Я критически относился и отношусь к некоторым взглядам и текстам Солженицына, но соглашаться с тем, что он просто взял и уехал, а не был насильно вывезен за границу, конечно не буду. Американцев к войне с СССР («а СССР, — указывает Поляков, — хотим мы того или нет, по сути одна из политических версий исторической России») он не призывал, потому что, как утверждают защитники Александра Исаевича, был большим русским патриотом и, даже находясь в США, позволял себе резко критиковать американцев.
Но справедливости ради надо напомнить, что он критиковал их за самые разные вещи — например, за то, что они недостаточно решительно противостояли коммунистической угрозе, которую представляла собой советская версия России. В «Архипелаге ГУЛАГ» он приводил рассуждения зэков не только о том, что им была бы желательна американская оккупация, но и о том, что они бы одобрили американцев, если бы те сбросили на Москву атомную бомбу. А чем же это, интересно, такое ужасное желание было вызвано? Оно было вызвано и оправдано запредельной бесчеловечностью советского строя в сталинской «версии», которая казалась людям, превращенным в лагерную пыль, страшнее атомной бомбы. Что позволяет нам до сих пор сравнивать советский режим в сталинском варианте с режимом нацистской Германии.

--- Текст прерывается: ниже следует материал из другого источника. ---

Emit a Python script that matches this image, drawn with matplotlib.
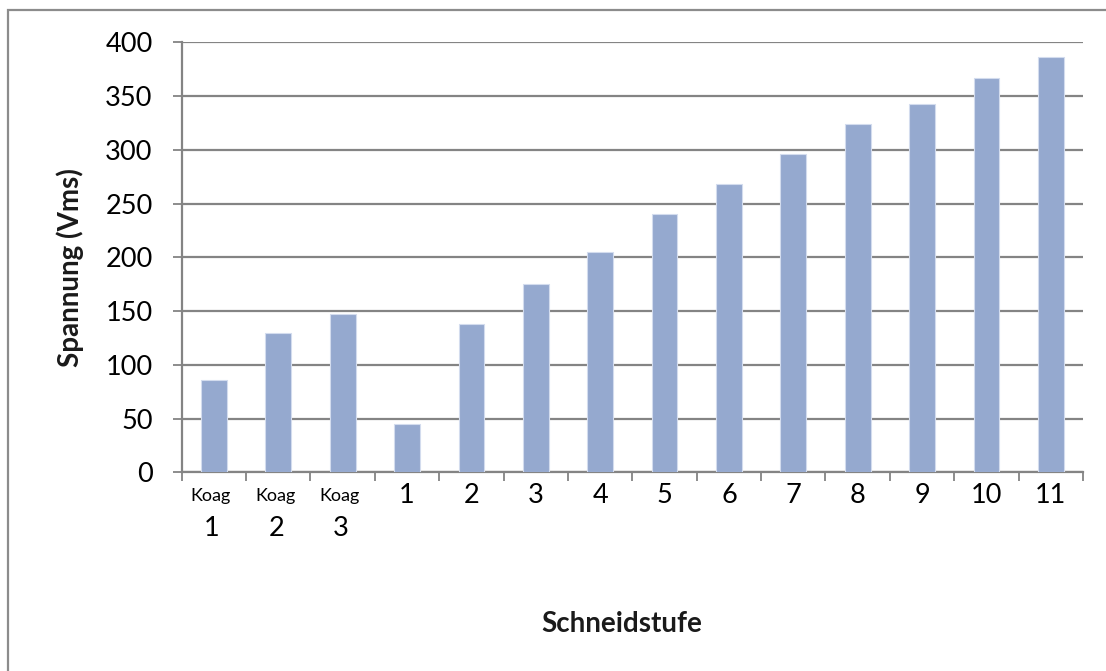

Одна пожилая полька, во время войны угнанная в Германию и попавшая в Дрездене под американскую бомбежку, рассказывала мне, что она тогда сидела в подвале и, готовая сама погибнуть, шептала: «Так им и надо! Так им и надо! Так им и надо!».

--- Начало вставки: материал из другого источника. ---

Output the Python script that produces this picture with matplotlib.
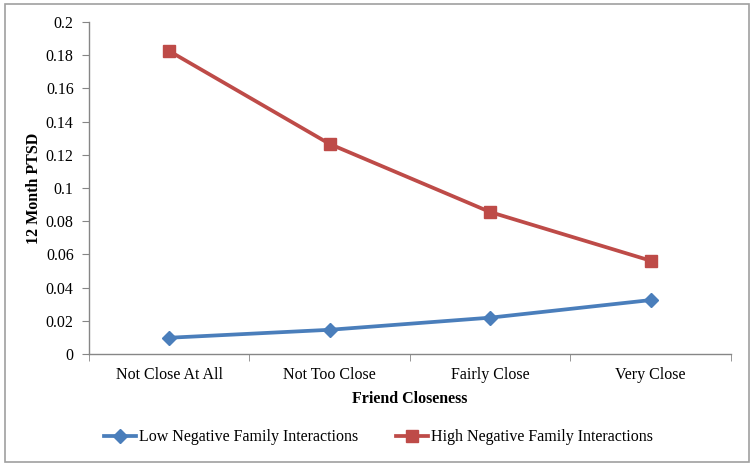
import matplotlib
matplotlib.use("Agg")
import matplotlib.pyplot as plt
from matplotlib.patches import Rectangle

categories = ["Not Close At All", "Not Too Close", "Fairly Close", "Very Close"]
low_vals = [0.0098, 0.0146, 0.0219, 0.0325]
high_vals = [0.1825, 0.1265, 0.0855, 0.0562]
yticks = [0, 0.02, 0.04, 0.06, 0.08, 0.1, 0.12, 0.14, 0.16, 0.18, 0.2]
ytick_labels = ["0", "0.02", "0.04", "0.06", "0.08", "0.1", "0.12", "0.14", "0.16", "0.18", "0.2"]

plt.rcParams['font.family'] = ['Liberation Serif', 'DejaVu Serif']

fig = plt.figure(figsize=(7.54, 4.66), dpi=100)
ax = fig.add_axes([0.118, 0.2403, 0.8515, 0.7125])

x = list(range(len(categories)))
ax.plot(x, low_vals, color="#4A7EBB", lw=2.7, marker="D", ms=7.5, label="Low Negative Family Interactions")
ax.plot(x, high_vals, color="#BE4B48", lw=2.7, marker="s", ms=8, label="High Negative Family Interactions")

ax.set_xlim(-0.5, len(categories) - 0.5)
ax.set_ylim(0, 0.2)
ax.set_yticks(yticks)
ax.set_yticklabels(ytick_labels, fontsize=11.5)
ax.set_xticks(x)
ax.set_xticklabels(categories, fontsize=11.5)
ax.set_xticks([i - 0.5 for i in range(len(categories) + 1)], minor=True)
ax.tick_params(axis='x', which='major', length=0, pad=9)
ax.tick_params(axis='x', which='minor', length=5, color="#868686", direction='out')
ax.tick_params(axis='y', length=5, color="#868686", direction='out', pad=6)

for s in ["top", "right"]:
    ax.spines[s].set_visible(False)
for s in ["left", "bottom"]:
    ax.spines[s].set_color("#868686")
    ax.spines[s].set_linewidth(1.0)

ax.set_xlabel("Friend Closeness", fontsize=11.5, fontweight="bold", labelpad=6)
ax.set_ylabel("12 Month PTSD", fontsize=11.5, fontweight="bold", labelpad=3)

fig.legend(loc="center", bbox_to_anchor=(0.502, 0.062), ncol=2, frameon=False,
           fontsize=11.5, handlelength=2.0, columnspacing=2.4, handletextpad=0.15)

fig.patches.append(Rectangle((0.007, 0.009), 0.986, 0.982, transform=fig.transFigure,
                             fill=False, edgecolor="#A0A0A0", lw=1.2))

fig.savefig("out.png", dpi=100)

Солженицын так ненавидел советский строй (имея на это достаточно оснований), что оправдывал власовцев. Но при этом он ставил вопрос о том, кто кого предал первым — люди советскую власть или она людей. Тема предательства у Александра Исаевича присутствует не только в «Архипелаге», но и в романе «В круге первом», где дипломат Иннокентий Володин пытается предупредить американцев о возможном похищении у них советскими агентами секретов атомной бомбы.

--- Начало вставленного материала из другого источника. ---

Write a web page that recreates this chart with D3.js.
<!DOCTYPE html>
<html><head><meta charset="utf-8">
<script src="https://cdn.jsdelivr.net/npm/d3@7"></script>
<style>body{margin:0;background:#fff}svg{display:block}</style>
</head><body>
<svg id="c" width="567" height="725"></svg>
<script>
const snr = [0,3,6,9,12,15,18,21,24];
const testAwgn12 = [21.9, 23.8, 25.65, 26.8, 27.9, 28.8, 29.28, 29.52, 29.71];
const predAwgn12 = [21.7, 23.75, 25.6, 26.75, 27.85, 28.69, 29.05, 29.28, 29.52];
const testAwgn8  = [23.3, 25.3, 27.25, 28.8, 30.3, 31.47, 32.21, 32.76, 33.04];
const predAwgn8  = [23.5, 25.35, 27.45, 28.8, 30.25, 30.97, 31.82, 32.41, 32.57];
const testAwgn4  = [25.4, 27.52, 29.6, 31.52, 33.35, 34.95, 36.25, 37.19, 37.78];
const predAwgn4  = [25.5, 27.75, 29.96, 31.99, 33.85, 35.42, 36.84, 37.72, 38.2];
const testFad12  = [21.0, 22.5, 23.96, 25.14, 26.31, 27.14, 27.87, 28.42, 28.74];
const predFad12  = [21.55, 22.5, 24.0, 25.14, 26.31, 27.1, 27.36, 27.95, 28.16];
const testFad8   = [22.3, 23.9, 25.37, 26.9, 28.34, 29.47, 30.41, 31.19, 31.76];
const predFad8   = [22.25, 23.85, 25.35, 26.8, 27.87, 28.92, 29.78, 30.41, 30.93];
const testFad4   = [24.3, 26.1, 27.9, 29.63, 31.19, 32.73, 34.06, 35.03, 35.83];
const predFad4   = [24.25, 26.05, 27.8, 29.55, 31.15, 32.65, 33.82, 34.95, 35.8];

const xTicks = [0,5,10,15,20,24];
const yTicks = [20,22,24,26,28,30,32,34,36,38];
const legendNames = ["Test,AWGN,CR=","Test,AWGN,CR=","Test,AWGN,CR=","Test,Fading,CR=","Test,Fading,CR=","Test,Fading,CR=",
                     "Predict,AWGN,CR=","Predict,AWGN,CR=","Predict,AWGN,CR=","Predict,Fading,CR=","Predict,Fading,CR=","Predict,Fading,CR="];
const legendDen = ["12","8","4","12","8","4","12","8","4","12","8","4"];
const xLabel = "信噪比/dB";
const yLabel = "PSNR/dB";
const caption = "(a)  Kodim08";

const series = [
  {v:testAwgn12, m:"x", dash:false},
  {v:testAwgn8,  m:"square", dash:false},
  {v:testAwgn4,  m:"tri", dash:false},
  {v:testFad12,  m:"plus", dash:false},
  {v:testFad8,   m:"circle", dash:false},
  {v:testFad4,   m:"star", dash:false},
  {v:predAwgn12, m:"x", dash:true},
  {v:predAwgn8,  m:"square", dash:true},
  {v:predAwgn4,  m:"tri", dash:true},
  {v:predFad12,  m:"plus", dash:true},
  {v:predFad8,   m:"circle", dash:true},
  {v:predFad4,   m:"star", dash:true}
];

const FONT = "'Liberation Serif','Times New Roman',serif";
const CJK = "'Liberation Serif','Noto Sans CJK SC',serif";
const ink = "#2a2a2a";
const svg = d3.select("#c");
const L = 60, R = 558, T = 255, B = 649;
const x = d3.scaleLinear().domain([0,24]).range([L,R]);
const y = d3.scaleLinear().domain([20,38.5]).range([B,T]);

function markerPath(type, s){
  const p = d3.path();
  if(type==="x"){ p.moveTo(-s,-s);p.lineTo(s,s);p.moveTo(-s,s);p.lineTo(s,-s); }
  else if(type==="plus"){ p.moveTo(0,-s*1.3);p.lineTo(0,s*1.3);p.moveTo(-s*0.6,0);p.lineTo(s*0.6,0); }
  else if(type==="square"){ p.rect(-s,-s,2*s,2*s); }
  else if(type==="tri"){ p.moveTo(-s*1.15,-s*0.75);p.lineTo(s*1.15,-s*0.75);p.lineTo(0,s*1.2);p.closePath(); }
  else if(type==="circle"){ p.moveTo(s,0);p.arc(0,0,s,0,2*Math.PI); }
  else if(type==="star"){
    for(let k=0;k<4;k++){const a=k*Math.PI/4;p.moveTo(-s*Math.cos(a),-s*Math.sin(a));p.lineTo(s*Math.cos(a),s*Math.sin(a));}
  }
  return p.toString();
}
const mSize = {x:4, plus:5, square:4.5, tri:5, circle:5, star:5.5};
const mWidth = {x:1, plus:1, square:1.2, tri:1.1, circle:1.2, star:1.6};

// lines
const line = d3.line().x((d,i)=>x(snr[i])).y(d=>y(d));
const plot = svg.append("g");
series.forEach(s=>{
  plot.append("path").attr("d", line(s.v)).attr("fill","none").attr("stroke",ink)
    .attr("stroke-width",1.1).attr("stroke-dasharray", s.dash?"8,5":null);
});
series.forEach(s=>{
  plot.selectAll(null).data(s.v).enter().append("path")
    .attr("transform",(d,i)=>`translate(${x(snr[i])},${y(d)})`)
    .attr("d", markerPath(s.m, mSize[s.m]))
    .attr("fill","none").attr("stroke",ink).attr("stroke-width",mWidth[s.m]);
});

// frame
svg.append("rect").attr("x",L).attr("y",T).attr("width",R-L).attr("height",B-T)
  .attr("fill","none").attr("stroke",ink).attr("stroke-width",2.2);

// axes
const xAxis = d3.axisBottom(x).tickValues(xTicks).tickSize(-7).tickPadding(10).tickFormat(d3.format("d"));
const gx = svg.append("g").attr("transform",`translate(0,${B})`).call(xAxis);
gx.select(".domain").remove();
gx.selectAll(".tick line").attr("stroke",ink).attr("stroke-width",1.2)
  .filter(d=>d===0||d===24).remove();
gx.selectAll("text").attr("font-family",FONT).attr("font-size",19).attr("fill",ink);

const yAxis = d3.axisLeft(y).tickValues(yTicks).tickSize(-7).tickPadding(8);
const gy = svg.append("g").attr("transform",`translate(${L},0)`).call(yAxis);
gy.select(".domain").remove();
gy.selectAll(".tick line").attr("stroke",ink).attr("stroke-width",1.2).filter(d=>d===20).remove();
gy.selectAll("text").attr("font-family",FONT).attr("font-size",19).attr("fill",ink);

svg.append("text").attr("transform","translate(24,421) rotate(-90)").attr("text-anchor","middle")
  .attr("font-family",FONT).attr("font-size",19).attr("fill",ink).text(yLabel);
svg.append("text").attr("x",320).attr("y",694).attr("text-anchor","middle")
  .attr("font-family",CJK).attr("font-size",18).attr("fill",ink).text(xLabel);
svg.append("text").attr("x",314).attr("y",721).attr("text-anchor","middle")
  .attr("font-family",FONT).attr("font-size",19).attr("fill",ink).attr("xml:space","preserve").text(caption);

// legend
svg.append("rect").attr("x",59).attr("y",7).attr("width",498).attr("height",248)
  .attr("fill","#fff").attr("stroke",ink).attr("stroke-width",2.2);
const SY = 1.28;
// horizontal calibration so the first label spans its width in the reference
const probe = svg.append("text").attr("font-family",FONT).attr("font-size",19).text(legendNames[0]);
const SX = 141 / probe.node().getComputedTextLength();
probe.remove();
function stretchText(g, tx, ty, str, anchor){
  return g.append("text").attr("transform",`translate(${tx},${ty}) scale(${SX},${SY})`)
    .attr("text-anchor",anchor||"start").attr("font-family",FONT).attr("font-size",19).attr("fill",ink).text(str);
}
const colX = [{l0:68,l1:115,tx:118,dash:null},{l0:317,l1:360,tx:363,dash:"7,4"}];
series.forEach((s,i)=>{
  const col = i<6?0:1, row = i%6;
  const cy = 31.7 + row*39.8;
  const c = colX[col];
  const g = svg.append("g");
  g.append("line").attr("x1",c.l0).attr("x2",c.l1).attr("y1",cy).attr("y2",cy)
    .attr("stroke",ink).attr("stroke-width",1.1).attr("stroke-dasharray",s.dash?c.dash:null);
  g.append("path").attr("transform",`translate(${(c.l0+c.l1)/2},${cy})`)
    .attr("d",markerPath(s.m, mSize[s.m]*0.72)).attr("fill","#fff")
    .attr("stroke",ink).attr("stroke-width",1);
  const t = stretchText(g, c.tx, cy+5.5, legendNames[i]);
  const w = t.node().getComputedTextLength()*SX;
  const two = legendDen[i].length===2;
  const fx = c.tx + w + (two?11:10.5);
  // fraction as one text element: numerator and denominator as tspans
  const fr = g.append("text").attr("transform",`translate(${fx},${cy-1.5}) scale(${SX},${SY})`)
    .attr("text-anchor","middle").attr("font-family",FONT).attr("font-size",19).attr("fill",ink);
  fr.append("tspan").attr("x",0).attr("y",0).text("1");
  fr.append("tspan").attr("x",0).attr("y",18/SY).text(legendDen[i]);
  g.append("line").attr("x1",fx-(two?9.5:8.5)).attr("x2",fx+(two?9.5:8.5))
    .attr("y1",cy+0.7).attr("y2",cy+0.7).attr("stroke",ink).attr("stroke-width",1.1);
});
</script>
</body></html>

Как бы я ни относился к словам и делам Солженицына, у меня нет оснований сомневаться в его патриотизме. Но его опыт показывает, что можно быть патриотом и критически относиться к существующей власти, а в некоторых случаях — ненавидеть ее и желать ее поражения. Сейчас происходит попытка приспособить Солженицына к текущим идеологическим потребностям существующей власти, но оказывается, что его сочинения не совсем вписываются в навязываемую обществу историческую концепцию, согласно которой все наше прошлое во все времена (кроме девяностых годов) было просто великолепно — на что, ссылаясь на высокий авторитет 5-го управления КГБ, справедливо указал бдительный Юрий Поляков. Сомневаться в патриотизме Полякова и его единомышленников у меня тоже нет причины, и я, если бы отнесся к их декларациям сколько-нибудь всерьез, готов был бы предположить, что, окажись они перед жестокой альтернативой — изнывать на воле под гнетом американских оккупантов или гнить на нарах под охраной сталинских вертухаев, — они без колебаний выбрали бы второй вариант.